Throughout the Great Depression and World War II, EC denominational leaders kept alive the vision of an evangelical Wesleyan Arminian theological seminary. In 1953 Evangelical Congregational School of Theology opened on the Myerstown campus with two full-time and three part-time professors and twelve students. The seminary received approval from the Commonwealth of Pennsylvania in 1957 to grant the Bachelor of Divinity degree (changed to Master of Divinity in 1970) and in 1979 the Master of Arts in Religion degree.

The seminary continued to offer courses at off-site locations like Allentown, Lancaster, and Hershey, PA and at Messiah College in Grantham, PA and experimented with distance learning. Concern for training of persons beyond the traditional degree programs resulted in the introduction of Graduate Certificates in various areas of ministry (2006) and formation of the Center for Leadership Impact (2009). In 2007 the school was renamed became Evangelical Theological Seminary, and in 2011, shortened the name to simply Evangelical Seminary. Over the course of the last half-century Evangelical Seminary has served Christ and His church in preparing men and women for Christian vocations. Now with a student body of nearly 200 from over twenty denominations and independent churches, Evangelical strives to “develop servant leaders for effective ministry in a broken and complex world” with John Wesley’s concern for “rigorous minds, passionate heats, and Christ-centered actions.” With alumni in many countries and diverse forms of ministry, Evangelical Seminary continues to expand its vision of service.

Wycliffe-College

Wycliffe College

Wycliffe College is an Anglican Church of Canada seminary federated with the University of Toronto. It is evangelical and Low church in orientation. On the other hand, the University of Toronto’s other Anglican college, the University of Trinity College is Anglo-Catholic in outlook. While being an Anglican seminary, Wycliffe College attracts students from many Christian denominations. As a founding member of the Toronto School of Theology, students are free to participate in the wide range of courses from Canada’s largest ecumenical consortium. It trains those pursuing ordination as well as those preparing for academic careers of scholarship and teaching.

Wycliffe College is colloquially referred to as “Yale North” due to the high number of tenured professors who were trained at Yale Divinity School.

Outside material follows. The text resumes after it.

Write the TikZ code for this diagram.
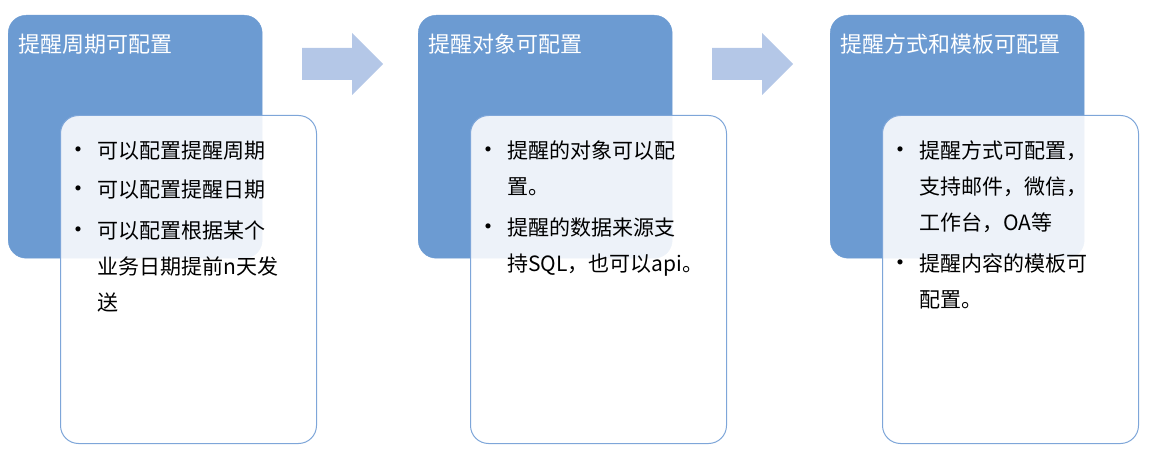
\documentclass[tikz,border=0pt]{standalone}
\usepackage{fontspec}
\newfontfamily\cjk{Noto Sans CJK SC}
\usetikzlibrary{positioning}
\definecolor{headblue}{HTML}{6C9BD2}
\definecolor{edgeblue}{HTML}{7EA6D9}
\definecolor{arrowblue}{HTML}{B4C7E7}
\tikzset{
  headbox/.style={fill=headblue,draw=headblue,rounded corners=18pt,minimum width=254pt,minimum height=243pt,inner sep=0pt},
  bodybox/.style={fill=white,fill opacity=0.88,draw=edgeblue,line width=1pt,rounded corners=18pt,minimum width=256pt,minimum height=328pt,inner sep=0pt},
  headtext/.style={text=white,font=\cjk\fontsize{22pt}{26pt}\selectfont,anchor=west,inner sep=0pt},
  bodytext/.style={text=black,font=\cjk\fontsize{21pt}{36pt}\selectfont,anchor=north west,align=left,inner sep=0pt},
  flowarrow/.style={fill=arrowblue,draw=none}
}
\newcommand{\bl}{\llap{\fontsize{24pt}{24pt}\selectfont•\hspace{7pt}}}
\begin{document}
\begin{tikzpicture}[x=1pt,y=-1pt]
  \useasboundingbox (0,0) rectangle (1159,462);
  % columns
  \foreach \n/\x in {1/8,2/418,3/830}{
    \node[headbox,anchor=north west] (head\n) at (\x,15) {};
    \node[bodybox,anchor=north west] (body\n) at (\x+52,115) {};
  }
  \node[headtext] (title1) at (18,44) {提醒周期可配置};
  \node[headtext] (title2) at (428,44) {提醒对象可配置};
  \node[headtext] (title3) at (840,44) {提醒方式和模板可配置};
  \node[bodytext] (list1) at (97,141) {\bl 可以配置提醒周期\\[3pt]
    \bl 可以配置提醒日期\\[5pt]
    \bl 可以配置根据某个\\
    业务日期提前n天发\\
    送};
  \node[bodytext] (list2) at (507,141) {\bl 提醒的对象可以配\\
    置。\\[5pt]
    \bl 提醒的数据来源支\\
    持SQL，也可以api。};
  \node[bodytext] (list3) at (919,141) {\bl 提醒方式可配置，\\
    支持邮件，微信，\\
    工作台，OA等\\[5pt]
    \bl 提醒内容的模板可\\
    配置。};
  % arrows
  \foreach \x in {302,712}
    \fill[flowarrow] (\x,48) -- (\x+50,48) -- (\x+50,33) -- (\x+81,64)
      -- (\x+50,95) -- (\x+50,80) -- (\x,80) -- cycle;
\end{tikzpicture}
\end{document}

The Anglican seminary was founded in 1877 as the Protestant Episcopal Divinity School, by the Church Association of the Diocese of Toronto, a lay Evangelical group at the Cathedral Church of St. James. The name Wycliffe College, inspired by the English theologian John Wycliffe, was given first to the college’s building and then to the college itself.

To ensure its long-term viability, Wycliffe College began considering various forms of union with the University of Toronto towards the end of the 19th century. Wycliffe College became affiliated with the University of Toronto in 1885 and federated in 1889.

In 1969 the Toronto School of Theology (TST) was created as an independent federation of 7 schools of theology, including the divinity faculties of Wycliffe college. Within its own federation, the University of Toronto granted all but theology or divinity degrees. Since 1978, by virtue of a change made in its charter, the University of Toronto has granted theology degrees conjointly with Wycliffe College and other TST’s member institutions.

An Act respecting Wycliffe College, being chapter 112 of the Statutes of Ontario, 1916, was repealed and the Wycliffe College Act, 2002 was substituted. Wycliffe College’s Arms were registered with the Canadian Heraldic Authority on March 15, 2007.

The Wycliffe College Chapel sancturary features several stained glass windows including: `Our Lord“, `St. Paul`, `St. John` and `Timothy` by Robert McCausland Limited.

Concordia-IN

Concordia Theological Seminary

Founded in 1846, Concordia Theological Seminary is a graduate school institution of the Lutheran Church – Missouri Synod (LCMS) whose central purpose is to prepare men for the pastoral ministry as well as men and women for other services in the church. The Seminary’s academic programs offers its students an understanding of the Christian faith that is Christ-centered, Biblically based, confessionally Lutheran and evangelically active. Students are taught by a distinguished faculty who are dedicated to equipping students to serve effectively in an ever-changing world. As a theologically conservative graduate institution, the Seminary emphasizes the study of the Bible and the Book of Concord and only ordains men for the ministry.

Both Concordia Theological Seminary and Concordia Seminary St. Louis are owned and operated by LCMS. Concordia Theological Seminary currently offers Master of Divinity (M.Div.), Master of Arts (M.A.), Master of Sacred Theology (S.T.M.), Doctor of Ministry (D.Min.), and Doctor of Philosophy in Missiology.

Rev. Dr. Lawrence R. Rast Jr. is the current president of the Seminary and Professor of American Christianity and American Lutheranism.

Concordia-MO

Concordia Seminary, St. Louis

Located in St. Louis, Missouri, Concordia Seminary exists to serve the Church and the world by providing theological education and leadership centered in the Gospel of Lord Jesus Christ for the formation of pastors, deaconesses, missionaries, chaplains, and church leaders of The Lutheran Church – Missouri Synod (LCMS). The Seminary is owned and operated by the 2,300,000-member Lutheran Church – Missouri Synod, and together with the Concordia Theological Seminary in Springfield, Illinois, it is the source of ministerial training for the LCMS. Since its inception, Concordia Seminary in St. Louis has provided more than 12,000 professional workers in the church.

Concordia Seminary is the second oldest Lutheran seminary. Moreover, it has been recognized for over a century as an important center for theological training for ministerial training and research. Concordia Seminary currently offers Master Divinity, Master of Arts, Master of Sacred Theology, Doctor of Ministry and Doctor of Philosophy.

The current president of Concordia Seminary is Rev. Dr. Dale A. Meyer. He is also the Professor of Practical Theology.